The Spielberg charity, the Wunderkinder Foundation, in the past appears to have invested a significant portion of its assets with Mr. Madoff, based on regulatory filings. In 2006, the Madoff firm accounted for roughly 70% of the foundation’s interest and dividend income, according to regulatory filings.
A representative of Mr. Spielberg confirmed that the foundation has suffered losses on its investments with the Madoff firm. He said he didn’t know the size of the losses and couldn’t comment further, including on whether Mr. Spielberg had any of his own money invested with the Madoff firm.
Jewish schools and charities have been particularly hard hit by losses that government authorities estimated last week at $50 billion. Among them: the Elie Wiesel Foundation for Humanity, founded by the famed Holocaust survivor and writer, according to two people familiar with the organization’s investments.
Ritholtz also says the whole Madoff debacle smells funny to him – how did a 70-year-old man run a $50 billion Ponzi scheme, all by himself?
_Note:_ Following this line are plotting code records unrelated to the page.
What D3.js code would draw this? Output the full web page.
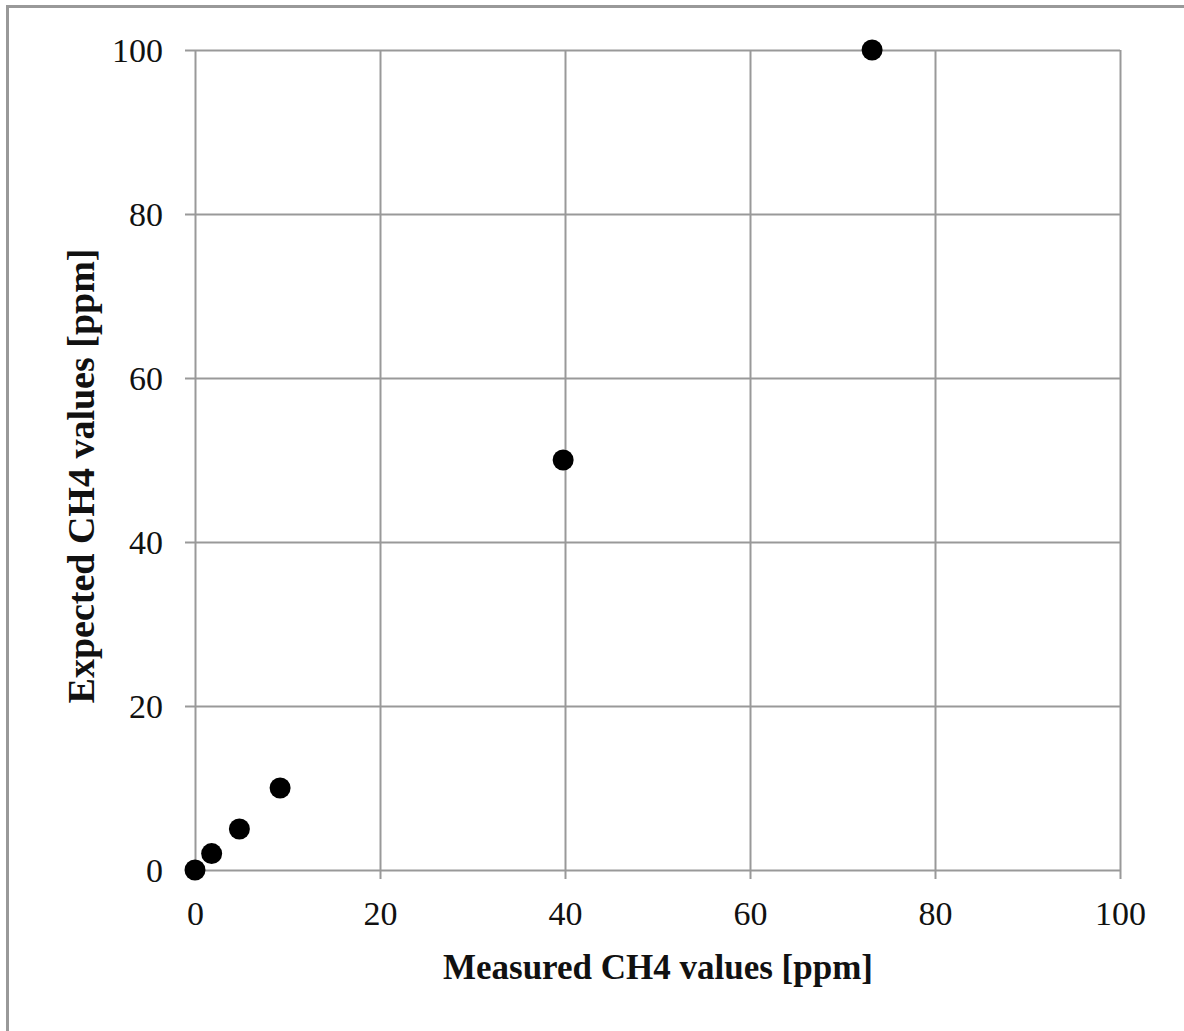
<!DOCTYPE html>
<html><head><meta charset="utf-8">
<script src="https://cdn.jsdelivr.net/npm/d3@7"></script>
<style>body{margin:0;background:#fff}svg{display:block}</style>
</head><body>
<script>
const measured = [0, 1.8, 4.8, 9.2, 39.8, 73.2];
const expected = [0, 2, 5, 10, 50, 100];
const xTicks = [0, 20, 40, 60, 80, 100];
const yTicks = [0, 20, 40, 60, 80, 100];
const xTitle = "Measured CH4 values [ppm]";
const yTitle = "Expected CH4 values [ppm]";

const W = 1184, H = 1031;
const svg = d3.select("body").append("svg").attr("width", W).attr("height", H);
svg.append("rect").attr("x", 7.5).attr("y", 6.5).attr("width", 1200).attr("height", 1100)
  .attr("fill", "#fff").attr("stroke", "#999").attr("stroke-width", 3);

const x = d3.scaleLinear().domain([0, 100]).range([195, 1120]);
const y = d3.scaleLinear().domain([0, 100]).range([870, 50]);
const font = "'Liberation Serif', serif";

const gx = svg.append("g").attr("transform", "translate(0,870)")
  .call(d3.axisBottom(x).tickValues(xTicks).tickSize(-820).tickSizeOuter(0).tickPadding(0));
gx.select(".domain").remove();
gx.selectAll(".tick line").attr("stroke", "#999").attr("stroke-width", 2).attr("y1", 9);
gx.selectAll(".tick text").attr("font-family", font).attr("font-size", 34).attr("fill", "#111")
  .attr("y", 55).attr("dy", 0);

const gy = svg.append("g").attr("transform", "translate(195,0)")
  .call(d3.axisLeft(y).tickValues(yTicks).tickSize(-925).tickSizeOuter(0).tickPadding(0));
gy.select(".domain").remove();
gy.selectAll(".tick line").attr("stroke", "#999").attr("stroke-width", 2).attr("x1", -10);
gy.selectAll(".tick text").attr("font-family", font).attr("font-size", 34).attr("fill", "#111")
  .attr("x", -32).attr("dy", "0.34em");

svg.append("g").selectAll("circle").data(measured.map((m, i) => [m, expected[i]]))
  .join("circle").attr("cx", d => x(d[0])).attr("cy", d => y(d[1])).attr("r", 10.5).attr("fill", "#000");

svg.append("text").attr("x", 658).attr("y", 979).attr("text-anchor", "middle")
  .attr("font-family", font).attr("font-weight", "bold").attr("font-size", 35).attr("fill", "#111")
  .text(xTitle);
svg.append("text").attr("transform", "translate(94,476) rotate(-90)").attr("text-anchor", "middle")
  .attr("font-family", font).attr("font-weight", "bold").attr("font-size", 38).attr("fill", "#111")
  .text(yTitle);
</script>
</body></html>
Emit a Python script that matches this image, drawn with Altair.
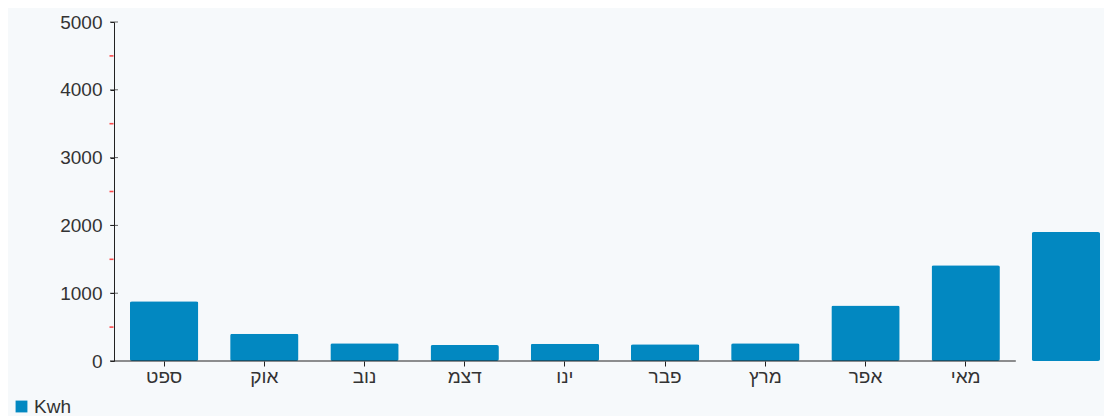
import altair as alt
import pandas as pd

months = ["ספט", "אוק", "נוב", "דצמ", "ינו", "פבר", "מרץ", "אפר", "מאי", "יונ"]
kwh = [882, 403, 261, 236, 255, 247, 261, 817, 1413, 1901]
series = ["Kwh"] * len(months)
major_ticks = [0, 1000, 2000, 3000, 4000, 5000]
minor_ticks = [500, 1500, 2500, 3500, 4500]

df = pd.DataFrame({"month": months, "kwh": kwh, "series": series})

W = 990
H = 339
FONT = "Liberation Sans"
BAR = "#0288c1"
INK = "#222222"

x_enc = alt.X(
    "month:N",
    sort=months,
    scale=alt.Scale(domain=months, range=[0, 1002], paddingInner=0.318, paddingOuter=0.159),
    axis=alt.Axis(
        title=None,
        domain=False,
        labelAngle=0,
        labelExpr="datum.value === 'יונ' ? '' : datum.label",
        tickOpacity={"condition": {"test": "datum.value === 'יונ'", "value": 0}, "value": 1},
        tickSize=5,
        tickColor=INK,
        labelFontSize=19,
        labelColor="#333333",
        labelPadding=1,
        labelFont=FONT,
    ),
)

y_scale = alt.Scale(domain=[0, 5000], nice=False)
y_axis = alt.Axis(
    title=None,
    values=major_ticks,
    format="d",
    tickColor=INK,
    tickSize=4,
    domainColor=INK,
    grid=False,
    labelFontSize=19,
    labelColor="#333333",
    labelPadding=8,
    labelFont=FONT,
)

bars = alt.Chart(df).mark_bar(cornerRadius=2).encode(
    x=x_enc,
    y=alt.Y("kwh:Q", scale=y_scale, axis=y_axis),
    color=alt.Color(
        "series:N",
        scale=alt.Scale(range=[BAR]),
        legend=alt.Legend(
            title=None,
            orient="none",
            legendX=-102,
            legendY=375,
            padding=0,
            symbolType="square",
            symbolSize=140,
            symbolStrokeWidth=0,
            labelFontSize=19,
            labelColor="#333333",
            labelFont=FONT,
            labelOffset=3,
        ),
    ),
)

inner_ticks = alt.Chart(pd.DataFrame({"t": major_ticks[1:]})).mark_tick(
    orient="horizontal", size=8, thickness=1, color=INK
).encode(y=alt.Y("t:Q", scale=y_scale), x=alt.value(0))

red_ticks = alt.Chart(pd.DataFrame({"m": minor_ticks})).mark_tick(
    orient="horizontal", size=4, thickness=1.6, color="#ff0000"
).encode(y=alt.Y("m:Q", scale=y_scale), x=alt.value(-2.5))

baseline = alt.Chart(pd.DataFrame({"b": [0]})).mark_rule(color=INK, strokeWidth=1.2).encode(
    x=alt.value(-4), x2=alt.value(1002 * 9 / 10), y=alt.value(H)
)

chart = (
    alt.layer(bars, inner_ticks, red_ticks, baseline)
    .properties(
        width=W,
        height=H,
        padding={"left": 106, "top": 14, "right": 0, "bottom": 55},
        autosize="none",
        background="#f6f9fb",
    )
    .configure_view(strokeWidth=0)
)

chart.save("out.html", embed_options={"renderer": "svg", "actions": False})
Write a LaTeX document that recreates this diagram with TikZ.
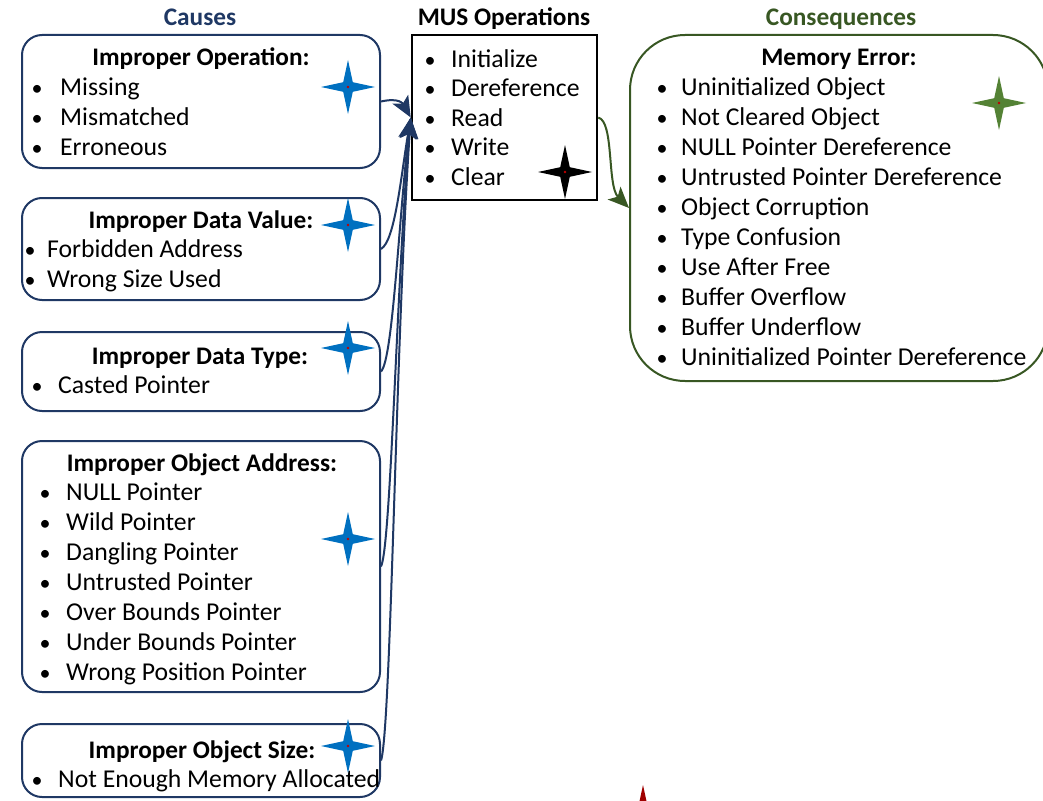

I’ve got other questions. Why did such prominent people spend their own, and other people’s money, before doing even a little checking first? What do the ultra-wealthy base their investment decisions on – dinner party conversations?
As investigators continue sorting through the damage, watch for other players – and victims – in a fraud that seems more astounding every day, even by Wall Street standards.